Thermal oxidation CuO nanowire gas sensor for ozone detection applications

In this study, cupric oxide nanowires (CuO NWs) on patterned interdigitated electrodes (PIEs) used as ozone (O₃) gas sensors, were successfully fabricated using thermal oxidation and the microelectromechanical systems (MEMS) technique. After the thermal oxidation process, CuO NWs with different heights and densities were fabricated using a pure copper seed layer with a thickness ranging from 0.5 μm to 2 μm. In this experiment, a low temperature, low concentration, and repeatable CuO NWs gas sensor was fabricated, which can detect O₃ gas at a low concentration of 50 ppb and low temperature of 100°C with a high sensor response (40%). The concentration response of this gas sensor shows an increasing linear trend, with an increase of O₃ concentration in the range of 50 ppb - 300 ppb.
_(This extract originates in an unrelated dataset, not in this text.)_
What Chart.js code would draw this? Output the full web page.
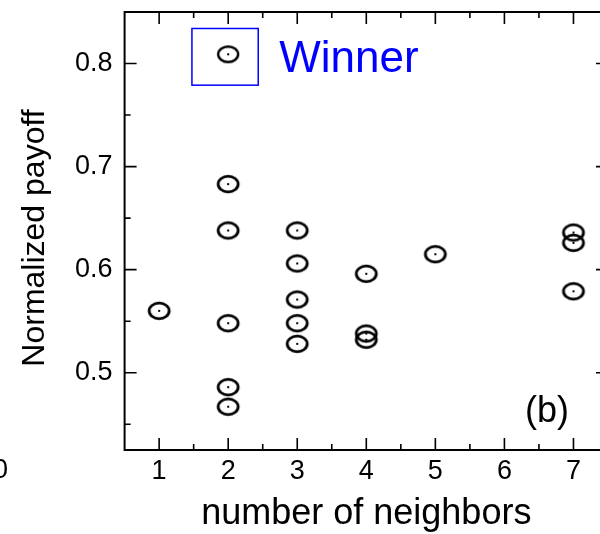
<!DOCTYPE html>
<html>
<head>
<meta charset="utf-8">
<script src="https://cdn.jsdelivr.net/npm/chart.js@4.4.1/dist/chart.umd.min.js"></script>
<style>
  html, body { margin: 0; padding: 0; background: #fff; overflow: hidden; }
  #wrap { position: relative; width: 620px; height: 534px; }
</style>
</head>
<body>
<div id="wrap"><canvas id="myChart"></canvas></div>
<script>
// payoff of each player against its number of neighbors
const neighbors = [1, 2, 2, 2, 2, 2, 3, 3, 3, 3, 3, 4, 4, 4, 5, 7, 7, 7];
const payoffs = [0.560, 0.683, 0.638, 0.548, 0.486, 0.467, 0.638, 0.606, 0.571, 0.548, 0.528,
                 0.596, 0.538, 0.532, 0.615, 0.636, 0.626, 0.579];

const winnerNeighbors = [2];
const winnerPayoffs = [0.809];

const xTicks = [1, 2, 3, 4, 5, 6, 7];
const yTicks = [0.5, 0.6, 0.7, 0.8];
const xMinorTicks = [1.5, 2.5, 3.5, 4.5, 5.5, 6.5];
const yMinorTicks = [0.45, 0.55, 0.65, 0.75];

const FONT = "'Liberation Sans', Arial, sans-serif";

// open ellipse with a dot in the middle
const makeMarker = (lineWidth) => {
    const c = document.createElement('canvas');
    c.width = 26;
    c.height = 22;
    const g = c.getContext('2d');
    g.strokeStyle = '#000';
    g.lineWidth = lineWidth;
    g.beginPath();
    g.ellipse(13, 11, 10, 7.8, 0, 0, Math.PI * 2);
    g.stroke();
    g.fillStyle = '#000';
    g.fillRect(12, 10, 2, 2);
    return c;
};

const toPoints = (xs, ys) => xs.map((x, i) => ({x: x, y: ys[i]}));

const framePlugin = {
    id: 'frame',
    afterDraw(chart) {
        const {ctx, chartArea: a, scales: {x, y}} = chart;
        ctx.save();
        ctx.strokeStyle = '#000';
        ctx.lineWidth = 2;
        ctx.strokeRect(a.left, a.top, a.right - a.left, a.bottom - a.top);

        // inward ticks on all four sides
        ctx.lineWidth = 1.6;
        const xMarks = (vals, len) => vals.forEach(v => {
            const px = x.getPixelForValue(v);
            ctx.beginPath();
            ctx.moveTo(px, a.bottom); ctx.lineTo(px, a.bottom - len);
            ctx.moveTo(px, a.top); ctx.lineTo(px, a.top + len);
            ctx.stroke();
        });
        const yMarks = (vals, len) => vals.forEach(v => {
            const py = y.getPixelForValue(v);
            ctx.beginPath();
            ctx.moveTo(a.left, py); ctx.lineTo(a.left + len, py);
            ctx.moveTo(a.right, py); ctx.lineTo(a.right - len, py);
            ctx.stroke();
        });
        xMarks(xTicks, 12);
        xMarks(xMinorTicks, 6);
        yMarks(yTicks, 12);
        yMarks(yMinorTicks, 6);

        // box round the winner and its label
        const box = {xMin: 1.475, xMax: 2.435, yMin: 0.779, yMax: 0.834};
        const bx1 = x.getPixelForValue(box.xMin), bx2 = x.getPixelForValue(box.xMax);
        const by1 = y.getPixelForValue(box.yMax), by2 = y.getPixelForValue(box.yMin);
        ctx.strokeStyle = '#0000ff';
        ctx.lineWidth = 1.5;
        ctx.strokeRect(bx1, by1, bx2 - bx1, by2 - by1);

        ctx.fillStyle = '#0000ff';
        ctx.font = '44px ' + FONT;
        ctx.textAlign = 'left';
        ctx.textBaseline = 'alphabetic';
        ctx.fillText('Winner', x.getPixelForValue(2.74), y.getPixelForValue(0.792));

        ctx.fillStyle = '#000';
        ctx.font = '36px ' + FONT;
        ctx.fillText('(b)', 525, 422);

        // leftover tick label of the neighbouring panel
        ctx.font = '27px ' + FONT;
        ctx.textAlign = 'right';
        ctx.textBaseline = 'middle';
        ctx.fillText('0', 8, 471);

        // y axis title
        ctx.translate(35, 238);
        ctx.rotate(-Math.PI / 2);
        ctx.textAlign = 'center';
        ctx.font = '32px ' + FONT;
        ctx.fillText('Normalized payoff', 0, 0);
        ctx.restore();
    }
};

const ctx = document.getElementById('myChart').getContext('2d');
new Chart(ctx, {
    type: 'scatter',
    data: {
        datasets: [{
            label: 'players',
            data: toPoints(neighbors, payoffs),
            pointStyle: makeMarker(2.8),
            pointRadius: 11,
            pointHoverRadius: 11
        }, {
            label: 'winner',
            data: toPoints(winnerNeighbors, winnerPayoffs),
            pointStyle: makeMarker(2.4),
            pointRadius: 11,
            pointHoverRadius: 11
        }]
    },
    options: {
        animation: false,
        responsive: true,
        maintainAspectRatio: false,
        layout: {padding: {top: 10, right: 9, left: 0, bottom: 0}},
        plugins: {
            legend: {display: false},
            tooltip: {enabled: false}
        },
        scales: {
            x: {
                type: 'linear',
                min: 0.5,
                max: 7.5,
                afterBuildTicks: scale => { scale.ticks = xTicks.map(v => ({value: v})); },
                afterFit: scale => {
                    scale.height = 84;
                    scale.paddingLeft = 0;
                    scale.paddingRight = 0;
                },
                grid: {display: false, drawTicks: false},
                border: {display: false},
                ticks: {
                    color: '#000',
                    padding: 5,
                    font: {family: FONT, size: 27, lineHeight: 1.2},
                    callback: v => String(v)
                },
                title: {
                    display: true,
                    text: 'number of neighbors',
                    color: '#000',
                    font: {family: FONT, size: 36, lineHeight: 1},
                    padding: {top: 0, bottom: 2}
                }
            },
            y: {
                type: 'linear',
                min: 0.425,
                max: 0.85,
                afterBuildTicks: scale => { scale.ticks = yTicks.map(v => ({value: v})); },
                afterFit: scale => {
                    scale.width = 124.6;
                    scale.paddingTop = 0;
                    scale.paddingBottom = 0;
                },
                grid: {display: false, drawTicks: false},
                border: {display: false},
                ticks: {
                    color: '#000',
                    padding: 12,
                    font: {family: FONT, size: 27},
                    callback: v => v.toFixed(1)
                }
            }
        }
    },
    plugins: [framePlugin]
});
</script>
</body>
</html>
Additionally, the results indicated that this CuO NWs gas sensor is more selective for O₃ than CO, CO₂, C₂H₅OH, C₃H₆O, NO₂, or NH₃. While CuO has been less studied in O₃ detection compared with other semiconducting metal oxide materials, CuO NWs show potential applications in gas sensing devices for low-temperature and low-concentration O₃ environmental monitoring.